begin Information supplied

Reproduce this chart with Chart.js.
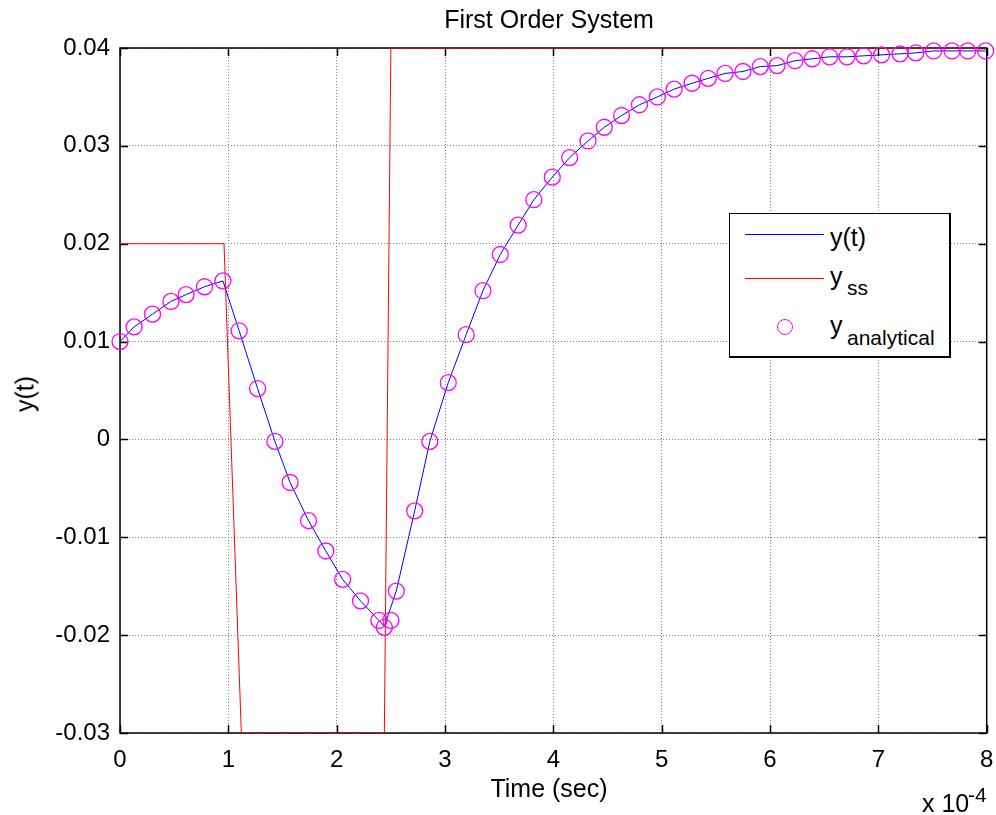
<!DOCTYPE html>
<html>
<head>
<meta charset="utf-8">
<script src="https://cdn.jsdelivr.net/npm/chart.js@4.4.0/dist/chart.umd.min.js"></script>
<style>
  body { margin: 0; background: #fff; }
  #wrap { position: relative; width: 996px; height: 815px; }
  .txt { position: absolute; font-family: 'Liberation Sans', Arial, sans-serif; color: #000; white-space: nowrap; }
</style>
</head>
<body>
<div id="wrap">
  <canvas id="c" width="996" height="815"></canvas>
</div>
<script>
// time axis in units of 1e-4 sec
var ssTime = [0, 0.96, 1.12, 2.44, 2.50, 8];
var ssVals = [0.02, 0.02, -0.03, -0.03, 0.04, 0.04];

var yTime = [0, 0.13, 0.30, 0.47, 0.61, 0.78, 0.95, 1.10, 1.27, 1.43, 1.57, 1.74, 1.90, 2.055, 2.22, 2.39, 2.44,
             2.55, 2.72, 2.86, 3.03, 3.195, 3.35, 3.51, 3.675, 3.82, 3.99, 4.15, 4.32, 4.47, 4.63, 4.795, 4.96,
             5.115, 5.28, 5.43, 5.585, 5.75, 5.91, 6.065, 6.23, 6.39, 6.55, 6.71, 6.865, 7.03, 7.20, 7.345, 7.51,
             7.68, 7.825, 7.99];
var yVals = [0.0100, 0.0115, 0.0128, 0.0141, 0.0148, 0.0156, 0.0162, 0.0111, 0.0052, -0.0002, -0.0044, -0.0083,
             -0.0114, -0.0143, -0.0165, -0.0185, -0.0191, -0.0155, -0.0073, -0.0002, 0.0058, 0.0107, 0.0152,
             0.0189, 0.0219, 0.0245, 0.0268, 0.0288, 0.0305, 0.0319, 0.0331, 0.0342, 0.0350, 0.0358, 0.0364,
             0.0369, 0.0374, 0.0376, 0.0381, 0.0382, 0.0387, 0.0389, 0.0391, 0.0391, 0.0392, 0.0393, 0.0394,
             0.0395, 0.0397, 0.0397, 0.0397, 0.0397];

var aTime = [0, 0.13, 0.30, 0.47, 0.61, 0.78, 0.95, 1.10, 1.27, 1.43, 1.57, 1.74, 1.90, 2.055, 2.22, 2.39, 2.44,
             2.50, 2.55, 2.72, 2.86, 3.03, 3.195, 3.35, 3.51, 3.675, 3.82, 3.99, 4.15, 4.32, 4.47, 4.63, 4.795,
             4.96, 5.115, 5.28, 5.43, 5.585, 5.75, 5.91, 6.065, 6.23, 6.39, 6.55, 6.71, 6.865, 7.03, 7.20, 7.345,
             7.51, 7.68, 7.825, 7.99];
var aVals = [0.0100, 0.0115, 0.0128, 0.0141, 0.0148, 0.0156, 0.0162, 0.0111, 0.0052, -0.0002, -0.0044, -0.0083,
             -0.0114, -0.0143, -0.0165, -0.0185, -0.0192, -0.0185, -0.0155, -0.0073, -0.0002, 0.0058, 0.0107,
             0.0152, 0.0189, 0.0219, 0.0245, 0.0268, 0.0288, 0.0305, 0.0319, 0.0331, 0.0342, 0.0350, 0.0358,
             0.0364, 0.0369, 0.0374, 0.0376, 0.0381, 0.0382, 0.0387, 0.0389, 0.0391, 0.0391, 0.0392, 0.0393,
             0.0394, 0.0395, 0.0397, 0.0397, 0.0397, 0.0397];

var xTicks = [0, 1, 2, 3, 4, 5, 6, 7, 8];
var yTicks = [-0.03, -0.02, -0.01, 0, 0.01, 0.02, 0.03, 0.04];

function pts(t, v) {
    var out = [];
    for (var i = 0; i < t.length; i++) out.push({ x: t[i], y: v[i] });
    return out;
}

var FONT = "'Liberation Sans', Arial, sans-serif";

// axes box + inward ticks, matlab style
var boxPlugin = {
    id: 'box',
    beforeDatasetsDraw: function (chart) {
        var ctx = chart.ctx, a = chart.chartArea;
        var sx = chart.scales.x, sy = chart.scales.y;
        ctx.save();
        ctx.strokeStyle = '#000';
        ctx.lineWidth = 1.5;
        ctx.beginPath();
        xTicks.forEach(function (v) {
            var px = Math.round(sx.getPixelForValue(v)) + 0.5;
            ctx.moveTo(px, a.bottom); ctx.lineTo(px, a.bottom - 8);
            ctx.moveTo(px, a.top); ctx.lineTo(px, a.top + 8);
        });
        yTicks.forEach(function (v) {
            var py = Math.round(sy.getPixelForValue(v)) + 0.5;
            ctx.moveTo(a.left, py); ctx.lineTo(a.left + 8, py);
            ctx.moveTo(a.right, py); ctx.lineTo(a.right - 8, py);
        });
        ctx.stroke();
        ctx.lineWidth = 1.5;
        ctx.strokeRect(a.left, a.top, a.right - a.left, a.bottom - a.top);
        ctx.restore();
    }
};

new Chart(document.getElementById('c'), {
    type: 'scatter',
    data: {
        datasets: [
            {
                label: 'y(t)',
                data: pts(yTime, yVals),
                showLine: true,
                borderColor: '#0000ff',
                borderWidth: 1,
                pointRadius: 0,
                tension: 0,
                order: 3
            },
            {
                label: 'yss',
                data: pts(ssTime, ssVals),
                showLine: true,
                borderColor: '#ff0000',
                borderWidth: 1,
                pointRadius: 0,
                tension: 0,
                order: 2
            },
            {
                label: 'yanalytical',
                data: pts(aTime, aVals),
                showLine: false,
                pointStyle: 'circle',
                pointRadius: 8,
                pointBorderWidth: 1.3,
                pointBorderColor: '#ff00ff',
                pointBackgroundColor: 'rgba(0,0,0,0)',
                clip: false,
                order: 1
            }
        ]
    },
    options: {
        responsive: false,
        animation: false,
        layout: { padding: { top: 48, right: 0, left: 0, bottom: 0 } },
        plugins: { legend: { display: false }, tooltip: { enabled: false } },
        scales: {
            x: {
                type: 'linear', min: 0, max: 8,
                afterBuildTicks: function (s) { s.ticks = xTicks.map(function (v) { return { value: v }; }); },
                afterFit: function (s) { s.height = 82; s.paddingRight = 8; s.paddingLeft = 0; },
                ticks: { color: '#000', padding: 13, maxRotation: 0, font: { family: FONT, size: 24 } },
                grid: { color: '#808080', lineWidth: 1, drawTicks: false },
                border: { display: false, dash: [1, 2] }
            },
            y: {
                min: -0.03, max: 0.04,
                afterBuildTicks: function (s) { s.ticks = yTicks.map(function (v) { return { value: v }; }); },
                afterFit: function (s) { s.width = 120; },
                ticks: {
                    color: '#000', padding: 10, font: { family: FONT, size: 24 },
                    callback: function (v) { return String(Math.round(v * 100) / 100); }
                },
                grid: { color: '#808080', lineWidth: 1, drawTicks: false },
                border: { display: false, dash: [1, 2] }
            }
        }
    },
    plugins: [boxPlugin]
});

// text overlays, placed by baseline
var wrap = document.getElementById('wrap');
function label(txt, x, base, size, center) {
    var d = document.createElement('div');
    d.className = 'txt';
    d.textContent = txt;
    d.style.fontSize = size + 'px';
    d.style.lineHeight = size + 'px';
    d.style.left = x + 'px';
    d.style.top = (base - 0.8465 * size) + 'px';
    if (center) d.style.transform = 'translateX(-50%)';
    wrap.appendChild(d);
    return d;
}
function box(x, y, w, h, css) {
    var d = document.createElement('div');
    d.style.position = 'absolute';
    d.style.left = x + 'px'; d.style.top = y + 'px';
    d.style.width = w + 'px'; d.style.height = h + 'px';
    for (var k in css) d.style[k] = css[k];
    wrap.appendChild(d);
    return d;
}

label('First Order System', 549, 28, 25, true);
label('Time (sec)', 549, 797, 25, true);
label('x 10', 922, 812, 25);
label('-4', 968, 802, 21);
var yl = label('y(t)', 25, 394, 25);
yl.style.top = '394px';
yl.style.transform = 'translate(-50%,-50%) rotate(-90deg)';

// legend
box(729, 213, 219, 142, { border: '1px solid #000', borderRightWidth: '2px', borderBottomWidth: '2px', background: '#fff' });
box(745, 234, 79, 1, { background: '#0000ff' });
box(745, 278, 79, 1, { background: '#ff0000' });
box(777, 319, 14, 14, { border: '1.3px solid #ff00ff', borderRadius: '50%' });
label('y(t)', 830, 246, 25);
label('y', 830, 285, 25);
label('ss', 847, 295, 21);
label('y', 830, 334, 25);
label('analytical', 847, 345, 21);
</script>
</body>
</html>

end Information supplied

**What you need to do:** Give again, word for word, every line from the top of the data through the line with "var ssVals = [0.02, 0.02, -0.03, -0.03, 0.04, 0.04];", both ends included, and exclude the pictures.

**Answer to the task:**
Reproduce this chart with Chart.js.
<!DOCTYPE html>
<html>
<head>
<meta charset="utf-8">
<script src="https://cdn.jsdelivr.net/npm/chart.js@4.4.0/dist/chart.umd.min.js"></script>
<style>
  body { margin: 0; background: #fff; }
  #wrap { position: relative; width: 996px; height: 815px; }
  .txt { position: absolute; font-family: 'Liberation Sans', Arial, sans-serif; color: #000; white-space: nowrap; }
</style>
</head>
<body>
<div id="wrap">
  <canvas id="c" width="996" height="815"></canvas>
</div>
<script>
// time axis in units of 1e-4 sec
var ssTime = [0, 0.96, 1.12, 2.44, 2.50, 8];
var ssVals = [0.02, 0.02, -0.03, -0.03, 0.04, 0.04];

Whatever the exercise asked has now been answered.